The other article focuses on One Mechanic's Journey to Aid Northwest Air and demonstrates the quixotic nature of the strike:

Mr. Jones's path to Northwest offers a glimpse at why the airline's striking mechanics have considerably less clout that in years past to extract a better contract from the nation's fourth-largest carrier. Years of laying off workers and paring flights after the Sept. 11 terrorist attacks have created a vast group of skilled replacement workers, which the airline has tapped to keep its planes running during a potentially crippling strike.

Northwest officials have said they had no trouble lining up a cadre of 1,200 replacement mechanics, who the carrier claims have an average of 14 years' experience working on planes, many of the type Northwest operates, and are all federally licensed. Northwest is paying the replacements $26.53 an hour, slightly less than the $27.17 scale in its final offer to the Aircraft Mechanics Fraternal Association union. Before the strike, top pay for an experienced AMFA mechanic with a federal "airframe and powerplant" license was $36.39, yielding annual pay of more than $70,000, near the top in the industry.

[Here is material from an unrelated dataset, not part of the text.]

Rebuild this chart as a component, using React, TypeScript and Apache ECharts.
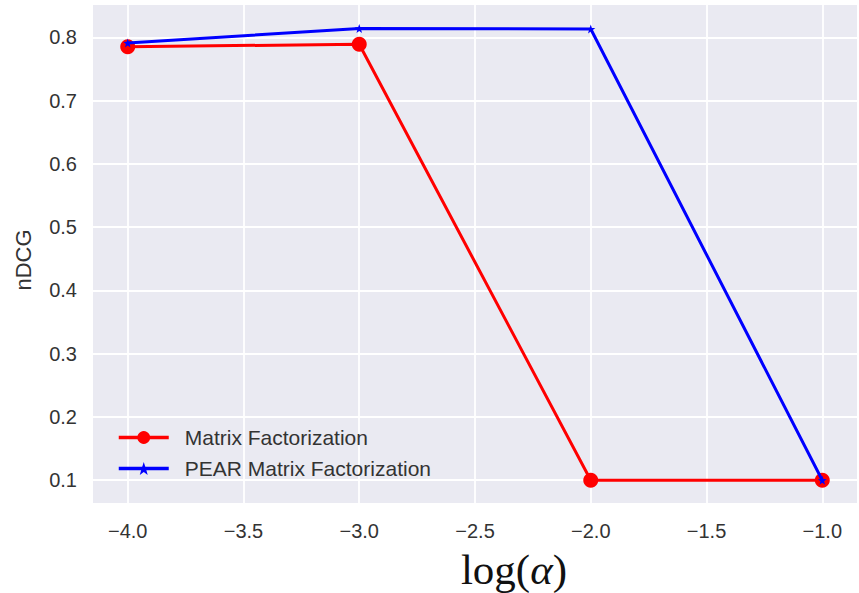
import React, { useEffect, useRef } from "react";
import * as echarts from "echarts";

const logAlpha = [-4.0, -3.0, -2.0, -1.0];
const mfValues = [0.785, 0.789, 0.1, 0.1];
const pearValues = [0.791, 0.814, 0.813, 0.1];
const xTicks = [-4.0, -3.5, -3.0, -2.5, -2.0, -1.5, -1.0];
const yTicks = [0.1, 0.2, 0.3, 0.4, 0.5, 0.6, 0.7, 0.8];
const seriesNames = ["Matrix Factorization", "PEAR Matrix Factorization"];

const FONT = "'Liberation Sans', Arial, sans-serif";
const TXT = "#333333";

export default function App() {
  const ref = useRef<HTMLDivElement>(null);
  useEffect(() => {
    const chart = echarts.init(ref.current!, null, { renderer: "svg" });
    const fmt = (v: number) => v.toFixed(1).replace("-", "\u2212");
    chart.setOption({
      animation: false,
      backgroundColor: "#ffffff",
      grid: { left: 93, right: 2, top: 5, bottom: 90, show: true, backgroundColor: "#EAEAF2", borderWidth: 0 },
      xAxis: {
        type: "value",
        min: -4.15,
        max: -0.85,
        axisLine: { show: false },
        axisTick: { show: false, customValues: xTicks },
        axisLabel: { customValues: xTicks, formatter: fmt, fontSize: 20, color: TXT, fontFamily: FONT, margin: 18 },
        splitLine: { show: true, lineStyle: { color: "#ffffff", width: 1.8 } },
      },
      yAxis: {
        type: "value",
        min: 0.064,
        max: 0.851,
        axisLine: { show: false },
        axisTick: { show: false, customValues: yTicks },
        axisLabel: { customValues: yTicks, formatter: fmt, fontSize: 20, color: TXT, fontFamily: FONT, margin: 16 },
        splitLine: { show: true, lineStyle: { color: "#ffffff", width: 1.8 } },
      },
      legend: {
        left: 112,
        top: 422,
        orient: "vertical",
        itemWidth: 50,
        itemHeight: 16,
        itemGap: 10,
        data: seriesNames.map((n) => ({ name: n, lineStyle: { width: 3.5 } })),
        textStyle: { fontSize: 21, color: TXT, fontFamily: FONT, padding: [0, 0, 0, 11] },
      },
      graphic: [
        {
          type: "text",
          x: 23,
          y: 260,
          rotation: Math.PI / 2,
          style: { text: "nDCG", fontSize: 22, fill: TXT, fontFamily: FONT, textAlign: "center", textVerticalAlign: "middle" },
        },
        {
          type: "text",
          x: 514,
          y: 569,
          style: {
            text: "{a|log(}{b|\u03B1}{a|)}",
            textAlign: "center",
            textVerticalAlign: "middle",
            rich: {
              a: { fontSize: 43, fontFamily: "'Liberation Serif', 'DejaVu Serif', serif", fill: "#111" },
              b: { fontSize: 43, fontFamily: "'Liberation Serif', 'DejaVu Serif', serif", fontStyle: "italic", fill: "#111" },
            },
          },
        },
      ],
      series: [
        {
          name: seriesNames[0],
          type: "line",
          data: logAlpha.map((x, i) => [x, mfValues[i]]),
          symbol: "circle",
          symbolSize: 15,
          itemStyle: { color: "#ff0000" },
          lineStyle: { color: "#ff0000", width: 3 },
          z: 2,
        },
        {
          name: seriesNames[1],
          type: "line",
          data: logAlpha.map((x, i) => [x, pearValues[i]]),
          symbol: "path://M0,-10 L2.35,-3.24 L9.51,-3.09 L3.8,1.24 L5.88,8.09 L0,4 L-5.88,8.09 L-3.8,1.24 L-9.51,-3.09 L-2.35,-3.24 Z",
          symbolSize: 9,
          itemStyle: { color: "#0000ff" },
          lineStyle: { color: "#0000ff", width: 3 },
          z: 3,
        },
      ],
    });
    return () => chart.dispose();
  }, []);
  return <div ref={ref} style={{ position: "fixed", left: 0, top: 0, width: 859, height: 593 }} />;
}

Once again, this was exactly what I heard yesterday. There were plenty of experienced, highly qualified mechanics out of work in the market that Northwest has been able to brig in as replacements. Many of them had been forced to take lesser paying jobs after being let go in the wake of 9/11 and jumped at the chance to come to Northwest. Some have left their families behind in other states for the opportunity to earn more money and many hope to end up becoming permanent employees at Northwest.

The person I spoke with has ridden the bus bringing replacement workers in to work (known as the "scab cab") and reports that despite the slurs and taunts from picketing mechanics, the replacement workers have not been deterred in their desire to show up. The availability, skill, and enthusiasm of these workers has all but doomed the union mechanics chances of staging a successful strike. It's only a matter of time (and missed paychecks) before a few of the union mechanics start trickling across the picket lines as they begin to comprehend the futility of their position.

AMFA's miscalculation of Northwest's ability to continue to operate with replacement workers and its alienation of the other unions at Northwest has resulted in a situation where they have no real hope of emerging victorious. The only question now is whether it will stubbornly drag its rank and file workers down with it. Plenty of replacement mechanics certainly hope so.